Swedes love to eat bread with toppings for breakfast, referred to as a macka, occasionally a rostmacka if toasted. Unlike toast, which is usually only eaten with butter, a macka can be hot or cold, and topped with anything from ham to salami, hummus or cheese. The words “do you want macka or porridge?” and “what do you want on your macka?” are uttered every morning, without fail, in our household.

Snippa

Another Swedish word linked to child-rearing, the word snippa is an informal, not-rude Swedish word for female genitalia. The male variant would be snopp, similar to the English word “willy”.

I haven’t been able to find an informal English version of snippa which is child-friendly and easy for my daughter to pronounce, so I usually use the Swedish word if I’m telling my toddler daughter to wait after a visit to the toilet and wipe her snippa.

Sugen

Sugen is a great Swedish word similar to “hungry”, but more in the sense of “snacky” – you’re not really hungry, but you fancy eating something small and most likely unhealthy, like a biscuit or some crisps.

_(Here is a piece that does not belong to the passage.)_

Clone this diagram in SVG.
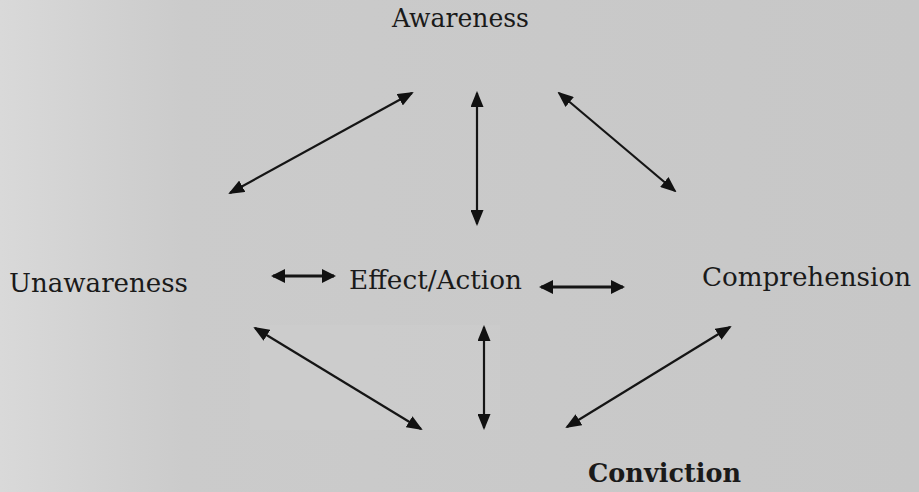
<svg xmlns="http://www.w3.org/2000/svg" width="919" height="492" viewBox="0 0 919 492">
  <defs>
    <linearGradient id="bg" x1="0" y1="0" x2="1" y2="0">
      <stop offset="0" stop-color="#d9d9d9"/>
      <stop offset="0.2" stop-color="#cbcbcb"/>
      <stop offset="1" stop-color="#c7c7c7"/>
    </linearGradient>
    <marker id="ah" viewBox="0 0 16 13" refX="14" refY="6.5" markerWidth="16" markerHeight="13" markerUnits="userSpaceOnUse" orient="auto-start-reverse">
      <path d="M0,0 L16,6.5 L0,13 Z" fill="#111"/>
    </marker>
    <marker id="ahs" viewBox="0 0 14 14" refX="12" refY="7" markerWidth="14" markerHeight="14" markerUnits="userSpaceOnUse" orient="auto-start-reverse">
      <path d="M0,0 L14,7 L0,14 Z" fill="#111"/>
    </marker>
  </defs>
  <style>
    .lbl { font-family: "DejaVu Serif", "Liberation Serif", serif; font-size: 26px; fill: #1a1a1a; }
    .bold { font-weight: bold; }
    .arr { stroke: #151515; stroke-width: 2.2; fill: none; marker-start: url(#ah); marker-end: url(#ah); }
    .arrh { stroke: #151515; stroke-width: 3; fill: none; marker-start: url(#ahs); marker-end: url(#ahs); }
  </style>
  <rect x="0" y="0" width="919" height="492" fill="url(#bg)"/>
  <rect x="250" y="325" width="250" height="105" fill="#d2d2d2" opacity="0.3"/>

  <g id="awareness"><text class="lbl" x="392" y="27" textLength="137" lengthAdjust="spacingAndGlyphs">Awareness</text></g>
  <g id="unawareness"><text class="lbl" x="9" y="292" textLength="179" lengthAdjust="spacingAndGlyphs">Unawareness</text></g>
  <g id="effect-action"><text class="lbl" x="349" y="289" textLength="173" lengthAdjust="spacingAndGlyphs">Effect/Action</text></g>
  <g id="comprehension"><text class="lbl" x="702" y="286" textLength="209" lengthAdjust="spacingAndGlyphs">Comprehension</text></g>
  <g id="conviction"><text class="lbl bold" x="588" y="482" textLength="153" lengthAdjust="spacingAndGlyphs">Conviction</text></g>

  <g id="connectors">
    <line class="arr" x1="230" y1="193" x2="412" y2="93"/>
    <line class="arr" x1="477" y1="93" x2="477" y2="224"/>
    <line class="arr" x1="559" y1="93" x2="675" y2="191"/>
    <line class="arrh" x1="273" y1="276" x2="334" y2="276"/>
    <line class="arrh" x1="541" y1="287" x2="623" y2="287"/>
    <line class="arr" x1="255" y1="328" x2="421" y2="429"/>
    <line class="arr" x1="484" y1="327" x2="484" y2="428"/>
    <line class="arr" x1="730" y1="327" x2="567" y2="427"/>
  </g>
</svg>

It’s the kind of word you would say if your partner caught you gazing into the kitchen cupboards a few hours after lunch looking despondent. “Are you hungry?”, they might ask, only for you to respond “nah, not really, I’m just a bit sugen.”

Mellis

It’s similar to the word mellis, another Swedish word which has crept into my English. Mellis is short for mellanmål, literally “between-meal”, but more often used as a small snack to tide you over to the next meal, like an apple or a macka.

VAB

Finally, an essential word for all parents in Sweden, VAB. VAB stands for vård av barn, and is the term for taking time off work to look after a sick child. Usually used in talking to your boss, you might say “my child has a fever so I’m going to have to vab today”, or negotiate with your partner “if I vab this time, can you vab next time?”

It’s just so much easier than saying “I’m going to have to take paid time off work to look after my sick child”.